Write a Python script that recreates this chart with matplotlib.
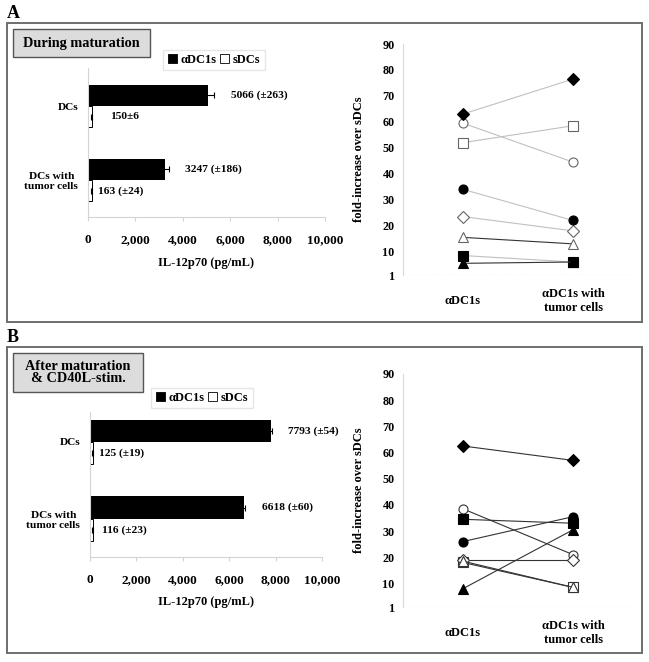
import numpy as np
import matplotlib
matplotlib.use('Agg')
from matplotlib import pyplot as plt
from matplotlib.patches import Rectangle, Patch
from matplotlib.ticker import FuncFormatter

plt.rcParams['font.family'] = ['Liberation Serif', 'DejaVu Serif']
plt.rcParams['font.weight'] = 'bold'
plt.rcParams['axes.labelweight'] = 'bold'

W, H = 649, 662

groups = ['DCs', 'DCs with\ntumor cells']
series = ['αDC1s', 'sDCs']

# panel A - during maturation
a_adc = [5066, 3247]
a_adc_err = [263, 186]
a_sdc = [150, 163]
a_sdc_err = [6, 24]
a_adc_lbl = ['5066 (±263)', '3247 (±186)']
a_sdc_lbl = ['150±6', '163 (±24)']

# panel B - after maturation & CD40L stimulation
b_adc = [7793, 6618]
b_adc_err = [54, 60]
b_sdc = [125, 116]
b_sdc_err = [19, 23]
b_adc_lbl = ['7793 (±54)', '6618 (±60)']
b_sdc_lbl = ['125 (±19)', '116 (±23)']

conditions = ['αDC1s', 'αDC1s with\ntumor cells']
markers = ['D', 'o', 's', 'o', 'D', '^', 's', '^']
filled = [True, False, False, True, False, False, True, True]
a_fold_left = [63, 59.5, 52, 34, 23.5, 15.5, 8.5, 5.5]
a_fold_right = [76.5, 44.5, 58.5, 22, 18, 13, 6, 6]
b_fold_left = [62.5, 38.5, 18, 26, 19, 18.5, 34.5, 8]
b_fold_right = [57, 21, 8.5, 35.5, 19, 8.5, 33, 30.5]

fig = plt.figure(figsize=(W / 100, H / 100), dpi=100)


def rect_px(x0, y0, x1, y1):
    # pixel box (from top-left) -> figure fraction rect
    return [x0 / W, 1 - y1 / H, (x1 - x0) / W, (y1 - y0) / H]


def frame(x0, y0, x1, y1, face='none', edge='#6e6e6e', lw=1.4):
    r = Rectangle((x0 / W, 1 - y1 / H), (x1 - x0) / W, (y1 - y0) / H,
                  transform=fig.transFigure, facecolor=face, edgecolor=edge, lw=lw)
    fig.patches.append(r)


def draw_bars(rect, adc, adc_err, sdc, sdc_err, adc_lbl, sdc_lbl, ytop, off_adc, off_sdc):
    ax = fig.add_axes(rect)
    y = np.arange(len(groups))
    h = 0.29
    ekw = dict(ecolor='black', lw=0.8, capsize=2.5, capthick=0.8)
    ax.barh(y - h / 2, adc, height=h, color='black', xerr=adc_err, error_kw=ekw)
    ax.barh(y + h / 2, sdc, height=h, color='white', edgecolor='black', lw=0.7,
            xerr=sdc_err, error_kw=ekw)
    for i in range(len(groups)):
        ax.text(adc[i] + adc_err[i] + off_adc[i], y[i] - h / 2, adc_lbl[i], va='center', fontsize=8.2)
        ax.text(sdc[i] + sdc_err[i] + off_sdc[i], y[i] + h / 2, sdc_lbl[i], va='center', fontsize=8.2)
    ax.set_xlim(0, 10000)
    ax.set_ylim(1.5, ytop)
    ax.set_xticks(range(0, 10001, 2000))
    ax.xaxis.set_major_formatter(FuncFormatter(lambda v, p: '{:,.0f}'.format(v)))
    ax.set_yticks(y)
    ax.set_yticklabels(groups, multialignment='center')
    for s in ['top', 'right']:
        ax.spines[s].set_visible(False)
    for s in ['left', 'bottom']:
        ax.spines[s].set_color('#d4d4d4')
    ax.tick_params(axis='y', length=0, pad=7, labelsize=8.2)
    ax.tick_params(axis='x', length=3, color='#d4d4d4', pad=9, labelsize=9.5)
    ax.set_xlabel('IL-12p70 (pg/mL)', fontsize=9)
    ax.xaxis.set_label_coords(0.5, -0.27)


def draw_fold(rect, left, right, line_colors, edge):
    ax = fig.add_axes(rect)
    for i in range(len(markers)):
        ax.plot([0, 1], [left[i], right[i]], color=line_colors[i], lw=0.8, marker=markers[i],
                ms=6.5, mfc='black' if filled[i] else 'white',
                mec='black' if filled[i] else edge, mew=0.8, clip_on=False, zorder=3 + filled[i])
    ax.axhline(1, ls='--', color='#a8a8a8', lw=0.8, dashes=(3, 2))
    ax.set_xlim(-0.545, 1.536)
    ax.set_ylim(1, 90)
    ax.set_yticks([1] + list(range(10, 91, 10)))
    for s in ['top', 'right', 'bottom']:
        ax.spines[s].set_visible(False)
    ax.spines['left'].set_color('#dadada')
    ax.tick_params(axis='y', length=0, pad=6, labelsize=8.7)
    ax.set_xticks([0, 1])
    ax.set_xticklabels(conditions, multialignment='center')
    ax.tick_params(axis='x', length=0, pad=19, labelsize=9)
    for t in ax.get_xticklabels():
        t.set_va('center')
    ax.set_ylabel('fold-increase over sDCs', fontsize=9)
    ax.yaxis.set_label_coords(-0.165, 0.5)


# panel frames
frame(7, 23, 642, 322)
frame(7, 347, 642, 653)
fig.text(7 / W, 1 - 14 / H, 'A', fontsize=13, va='center', ha='left')
fig.text(7 / W, 1 - 338 / H, 'B', fontsize=13, va='center', ha='left')

# title boxes
frame(13, 29, 150, 57, face='#dcdcdc', edge='#555555', lw=1.0)
fig.text(81.5 / W, 1 - 43 / H, 'During maturation', fontsize=10.3, ha='center', va='center')
frame(13, 353, 143, 392, face='#dcdcdc', edge='#555555', lw=1.0)
fig.text(78 / W, 1 - 372.5 / H, 'After maturation\n& CD40L-stim.', fontsize=10.3,
         ha='center', va='center', linespacing=0.95)

grey = '#c0c0c0'
dark = '#333333'

# panel A
draw_bars(rect_px(88, 68, 325, 217), a_adc, a_adc_err, a_sdc, a_sdc_err,
          a_adc_lbl, a_sdc_lbl, -0.514, [700, 650], [760, 230])
draw_fold(rect_px(403, 44, 632, 275), a_fold_left, a_fold_right,
          [grey, grey, grey, grey, grey, dark, grey, dark], '#666666')

# panel B
draw_bars(rect_px(90, 412, 322, 557), b_adc, b_adc_err, b_sdc, b_sdc_err,
          b_adc_lbl, b_sdc_lbl, -0.39, [680, 730], [230, 380])
draw_fold(rect_px(403, 374, 632, 607), b_fold_left, b_fold_right, [dark] * 8, '#333333')

# legends
handles = [Patch(facecolor='black', edgecolor='black', lw=0.6),
           Patch(facecolor='white', edgecolor='black', lw=0.6)]
for cx, cy in [(214, 60), (202, 398)]:
    fig.legend(handles, series, loc='center', bbox_to_anchor=(cx / W, 1 - cy / H),
               ncol=2, fontsize=9, handlelength=0.75, handleheight=0.75,
               handletextpad=0.3, columnspacing=0.25, borderpad=0.35, borderaxespad=0,
               fancybox=False, edgecolor='#e6e6e6', framealpha=1)

fig.savefig('out.png', dpi=100)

+++

Write the full listing out again with every line unchanged, but include no pictures.

TASK RESULT:
Write a Python script that recreates this chart with matplotlib.
import numpy as np
import matplotlib
matplotlib.use('Agg')
from matplotlib import pyplot as plt
from matplotlib.patches import Rectangle, Patch
from matplotlib.ticker import FuncFormatter

plt.rcParams['font.family'] = ['Liberation Serif', 'DejaVu Serif']
plt.rcParams['font.weight'] = 'bold'
plt.rcParams['axes.labelweight'] = 'bold'

W, H = 649, 662

groups = ['DCs', 'DCs with\ntumor cells']
series = ['αDC1s', 'sDCs']

# panel A - during maturation
a_adc = [5066, 3247]
a_adc_err = [263, 186]
a_sdc = [150, 163]
a_sdc_err = [6, 24]
a_adc_lbl = ['5066 (±263)', '3247 (±186)']
a_sdc_lbl = ['150±6', '163 (±24)']

# panel B - after maturation & CD40L stimulation
b_adc = [7793, 6618]
b_adc_err = [54, 60]
b_sdc = [125, 116]
b_sdc_err = [19, 23]
b_adc_lbl = ['7793 (±54)', '6618 (±60)']
b_sdc_lbl = ['125 (±19)', '116 (±23)']

conditions = ['αDC1s', 'αDC1s with\ntumor cells']
markers = ['D', 'o', 's', 'o', 'D', '^', 's', '^']
filled = [True, False, False, True, False, False, True, True]
a_fold_left = [63, 59.5, 52, 34, 23.5, 15.5, 8.5, 5.5]
a_fold_right = [76.5, 44.5, 58.5, 22, 18, 13, 6, 6]
b_fold_left = [62.5, 38.5, 18, 26, 19, 18.5, 34.5, 8]
b_fold_right = [57, 21, 8.5, 35.5, 19, 8.5, 33, 30.5]

fig = plt.figure(figsize=(W / 100, H / 100), dpi=100)


def rect_px(x0, y0, x1, y1):
    # pixel box (from top-left) -> figure fraction rect
    return [x0 / W, 1 - y1 / H, (x1 - x0) / W, (y1 - y0) / H]


def frame(x0, y0, x1, y1, face='none', edge='#6e6e6e', lw=1.4):
    r = Rectangle((x0 / W, 1 - y1 / H), (x1 - x0) / W, (y1 - y0) / H,
                  transform=fig.transFigure, facecolor=face, edgecolor=edge, lw=lw)
    fig.patches.append(r)


def draw_bars(rect, adc, adc_err, sdc, sdc_err, adc_lbl, sdc_lbl, ytop, off_adc, off_sdc):
    ax = fig.add_axes(rect)
    y = np.arange(len(groups))
    h = 0.29
    ekw = dict(ecolor='black', lw=0.8, capsize=2.5, capthick=0.8)
    ax.barh(y - h / 2, adc, height=h, color='black', xerr=adc_err, error_kw=ekw)
    ax.barh(y + h / 2, sdc, height=h, color='white', edgecolor='black', lw=0.7,
            xerr=sdc_err, error_kw=ekw)
    for i in range(len(groups)):
        ax.text(adc[i] + adc_err[i] + off_adc[i], y[i] - h / 2, adc_lbl[i], va='center', fontsize=8.2)
        ax.text(sdc[i] + sdc_err[i] + off_sdc[i], y[i] + h / 2, sdc_lbl[i], va='center', fontsize=8.2)
    ax.set_xlim(0, 10000)
    ax.set_ylim(1.5, ytop)
    ax.set_xticks(range(0, 10001, 2000))
    ax.xaxis.set_major_formatter(FuncFormatter(lambda v, p: '{:,.0f}'.format(v)))
    ax.set_yticks(y)
    ax.set_yticklabels(groups, multialignment='center')
    for s in ['top', 'right']:
        ax.spines[s].set_visible(False)
    for s in ['left', 'bottom']:
        ax.spines[s].set_color('#d4d4d4')
    ax.tick_params(axis='y', length=0, pad=7, labelsize=8.2)
    ax.tick_params(axis='x', length=3, color='#d4d4d4', pad=9, labelsize=9.5)
    ax.set_xlabel('IL-12p70 (pg/mL)', fontsize=9)
    ax.xaxis.set_label_coords(0.5, -0.27)


def draw_fold(rect, left, right, line_colors, edge):
    ax = fig.add_axes(rect)
    for i in range(len(markers)):
        ax.plot([0, 1], [left[i], right[i]], color=line_colors[i], lw=0.8, marker=markers[i],
                ms=6.5, mfc='black' if filled[i] else 'white',
                mec='black' if filled[i] else edge, mew=0.8, clip_on=False, zorder=3 + filled[i])
    ax.axhline(1, ls='--', color='#a8a8a8', lw=0.8, dashes=(3, 2))
    ax.set_xlim(-0.545, 1.536)
    ax.set_ylim(1, 90)
    ax.set_yticks([1] + list(range(10, 91, 10)))
    for s in ['top', 'right', 'bottom']:
        ax.spines[s].set_visible(False)
    ax.spines['left'].set_color('#dadada')
    ax.tick_params(axis='y', length=0, pad=6, labelsize=8.7)
    ax.set_xticks([0, 1])
    ax.set_xticklabels(conditions, multialignment='center')
    ax.tick_params(axis='x', length=0, pad=19, labelsize=9)
    for t in ax.get_xticklabels():
        t.set_va('center')
    ax.set_ylabel('fold-increase over sDCs', fontsize=9)
    ax.yaxis.set_label_coords(-0.165, 0.5)


# panel frames
frame(7, 23, 642, 322)
frame(7, 347, 642, 653)
fig.text(7 / W, 1 - 14 / H, 'A', fontsize=13, va='center', ha='left')
fig.text(7 / W, 1 - 338 / H, 'B', fontsize=13, va='center', ha='left')

# title boxes
frame(13, 29, 150, 57, face='#dcdcdc', edge='#555555', lw=1.0)
fig.text(81.5 / W, 1 - 43 / H, 'During maturation', fontsize=10.3, ha='center', va='center')
frame(13, 353, 143, 392, face='#dcdcdc', edge='#555555', lw=1.0)
fig.text(78 / W, 1 - 372.5 / H, 'After maturation\n& CD40L-stim.', fontsize=10.3,
         ha='center', va='center', linespacing=0.95)

grey = '#c0c0c0'
dark = '#333333'

# panel A
draw_bars(rect_px(88, 68, 325, 217), a_adc, a_adc_err, a_sdc, a_sdc_err,
          a_adc_lbl, a_sdc_lbl, -0.514, [700, 650], [760, 230])
draw_fold(rect_px(403, 44, 632, 275), a_fold_left, a_fold_right,
          [grey, grey, grey, grey, grey, dark, grey, dark], '#666666')

# panel B
draw_bars(rect_px(90, 412, 322, 557), b_adc, b_adc_err, b_sdc, b_sdc_err,
          b_adc_lbl, b_sdc_lbl, -0.39, [680, 730], [230, 380])
draw_fold(rect_px(403, 374, 632, 607), b_fold_left, b_fold_right, [dark] * 8, '#333333')

# legends
handles = [Patch(facecolor='black', edgecolor='black', lw=0.6),
           Patch(facecolor='white', edgecolor='black', lw=0.6)]
for cx, cy in [(214, 60), (202, 398)]:
    fig.legend(handles, series, loc='center', bbox_to_anchor=(cx / W, 1 - cy / H),
               ncol=2, fontsize=9, handlelength=0.75, handleheight=0.75,
               handletextpad=0.3, columnspacing=0.25, borderpad=0.35, borderaxespad=0,
               fancybox=False, edgecolor='#e6e6e6', framealpha=1)

fig.savefig('out.png', dpi=100)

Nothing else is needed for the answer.